I used to be quite active on that one bird social network until that one guy purchased it, and then I removed myself from it. From those days, I remember learning a lot from many other folks, many of them in a different field: economists, sociologists, environmental scientists, statisticians, humanities scholars, etc. but also from policymakers, people who were in tech or in many other industries.

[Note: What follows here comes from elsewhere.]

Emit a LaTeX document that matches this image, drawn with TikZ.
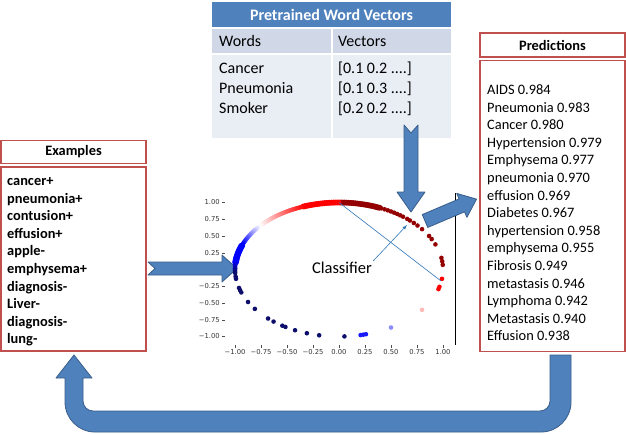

I am opening this account with the hope of recapturing that experience. #introduction
Here are some of the things I would like to learn or I have been learning recently:
- CSRD ✅
- LCA ✅
- ISO 59020 (in progress)
- data.table syntax (in progress)
- Markdown (in progress)
- tidyverse syntax (to do)
- Tableau (to do)
- Typing (I still use two fingers 🤭)
- Mathematica language
- Accounting
- Finance
- Macroeconomics
If you know of good resources to learn any of these (not necessarily for free), please do share. Bonus points for being from/in the EU.
@annasdtc for learning tidyverse syntax, here's what I usually do: I identify the package within the tidyverse which helps with the particular task at hand (e.g. reading data from an excel sheet with readxl, tidy up the data with tidyr, transform/combine the data with dplyr and plot it with ggplot2).
Once I have found the package within the tidyverse, I found the cheat sheets on the page of posit (the people who make RStudio) pretty helpful to get an overview of the package.
https://opensource.posit.co/resources/cheatsheets/?languages=R
I like the visualization of the dplyr one in particular
https://opensource.posit.co/resources/cheatsheets/data-transformation/
The data import one has multiple packages shown/mentioned (so not just my mentioned readxl): https://opensource.posit.co/resources/cheatsheets/data-import/
@annasdtc yeah, I agree that they are not the best as an introduction, it was more as a general learning resource.
Sometimes I look for a function, suspecting it to be in dplyr, but actually finding it in tidyr.
I've heard good things about data camp, they have a lot of different R courses, with both tidyverse as a general topic as well as other package specific courses.
https://www.datacamp.com/category/r
there are so many different courses (and so many different structures for their courses (skill tracks, career tracks, topics, programming languages, 😵)) that I struggle to recommend anything specific, but the courses usually have interactive excercises.